By this summer, the Democratic contenders for 2008 may crowd Dean out of the public eye. Those candidates will likely include Virginia Gov. Mark Warner and Sen. Evan Bayh of Indiana, who warned in 2003 when Dean's candidacy was soaring, that "the Democratic Party is at risk of being taken over by the far left."

But for now Dean is the star.

“Once Howard Dean applies the same techniques that he used during his campaign to the word ‘Democrat’ and turns the DNC into the primary place fighting the Republican agenda, that is a party that can do extraordinary things,” said Simon Rosenberg, head of the New Democrat Network, who ran against Dean for the chairmanship.

Rosenberg envisions six million people, daily checking the DNC website and getting Dean e-mail messages. “Those people will be reporting to Howard Dean,” he said.

But Dean will be boxed in by one fact: decisions that will affect grass-roots Democrats’ morale, such as whether or not to filibuster President Bush’s judicial nominees, will be made by others, not by him.

The Southern problem
The South — where neither Al Gore in 2000 nor John Kerry in 2004 won any states — remains one of the party’s fatal weaknesses, as Dean acknowledged.

“I’ll pretty much be living in red states in the South and the West for a quite a while,” he said Saturday. “That’s where we need a lot of work, that’s where people are most skeptical about the Democratic Party.”

The former Vermont governor is heading to Mississippi on March 1 to speak at a fundraiser for the state party.

He confronts a split between Southern Democrats and the party’s leadership. Last week’s House vote on a bill to crack down on driver’s licenses for illegal aliens illustrates the schism.

The states where the Democrats have failed in presidential elections are precisely the places represented by House Democrats who voted for the alien crack-down.

The 42 Democratic members, about 20 percent of House Democrats, who voted for the bill were nearly all from the South and from rural districts in the Midwest. The 152 Democrats who voted against it were mostly from the Northeast, the West Coast, and liberal bastions such as Minneapolis and Boulder, Colo.

The driver’s license issue, Tennessee Democratic State chairman Randy Button said, “is very sensitive to our state… we have had a flood of people to our state, illegal, getting driver’s licenses.” All five of Tennessee’s Democratic House members voted for the crackdown on illegal aliens’ driver’s licenses.

It was much the same pattern in last year’s vote on Unborn Victims of Violence Act, making it a separate offense when committing a violent crime to cause the death of, or injury to, a child who is in utero. Most Southern and rural Democrats voted for the bill, while the party’s northeast and Pacific Coast majority voted against it.

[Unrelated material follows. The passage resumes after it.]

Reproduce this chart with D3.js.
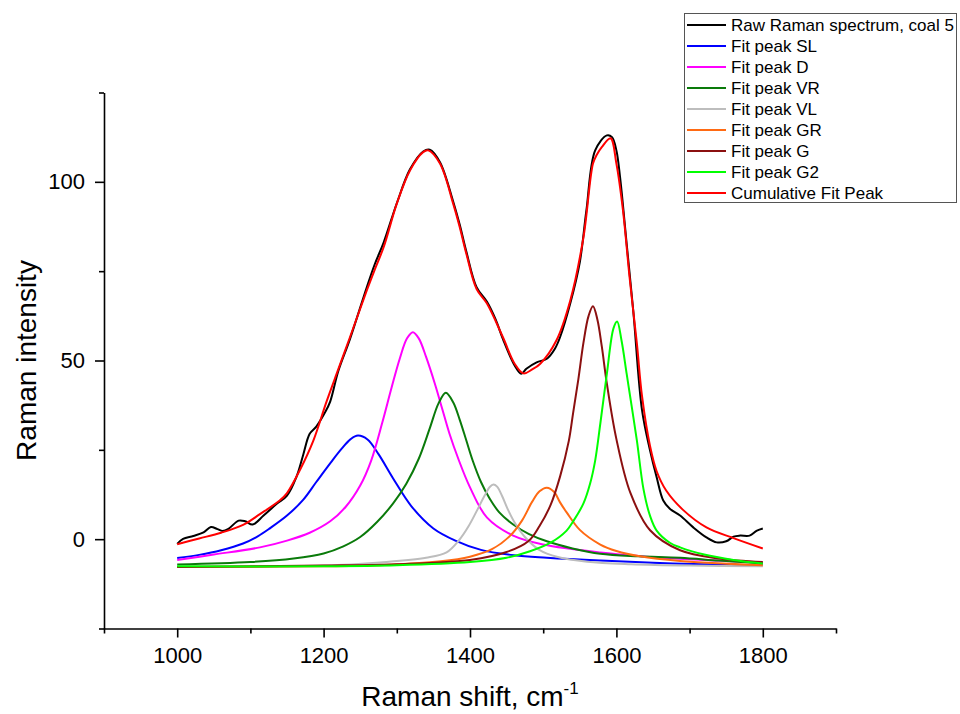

How to bridge this divide?

“Allow those 20 percent (of House Democrats) as well as those 80 percent to define the common denominator that links us all together as Democrats and stay on that message,” said Button, who was attending the DNC meeting in Washington.

What is that common denominator? “Opportunity,” said Button, “opportunity in education, opportunity in providing health care, opportunity for new jobs.”

Democrats on same-sex marriage
As for the high-profile issue of a ban on same-sex marriage, southern Democrats have not ceded that to Republicans, he said. “We have Democrats now who are out sponsoring the constitutional amendment in Tennessee to have a permanent ban on same-sex marriage,” Button noted. “So there are Democrats in Tennessee that are as conservative on some of these values issues as some of the Republicans.”

Gay and lesbian advocacy groups, such as the Human Rights Campaign, which supports legalization of same-sex marriages, are one of the Democrats' strongest constituencies.

Dean sees the differences over such issues not as ones of substance, but of semantics: “Language makes an enormous difference,” he said.

Thinking back to Kerry’s defeat last November, he told the DNC Women’s Caucus, “Family values? How could we possibly lose? We are the party of family values!”

The lesson: “It is not what we believe that has caused us to lose. It is the way we talked about what we believe.”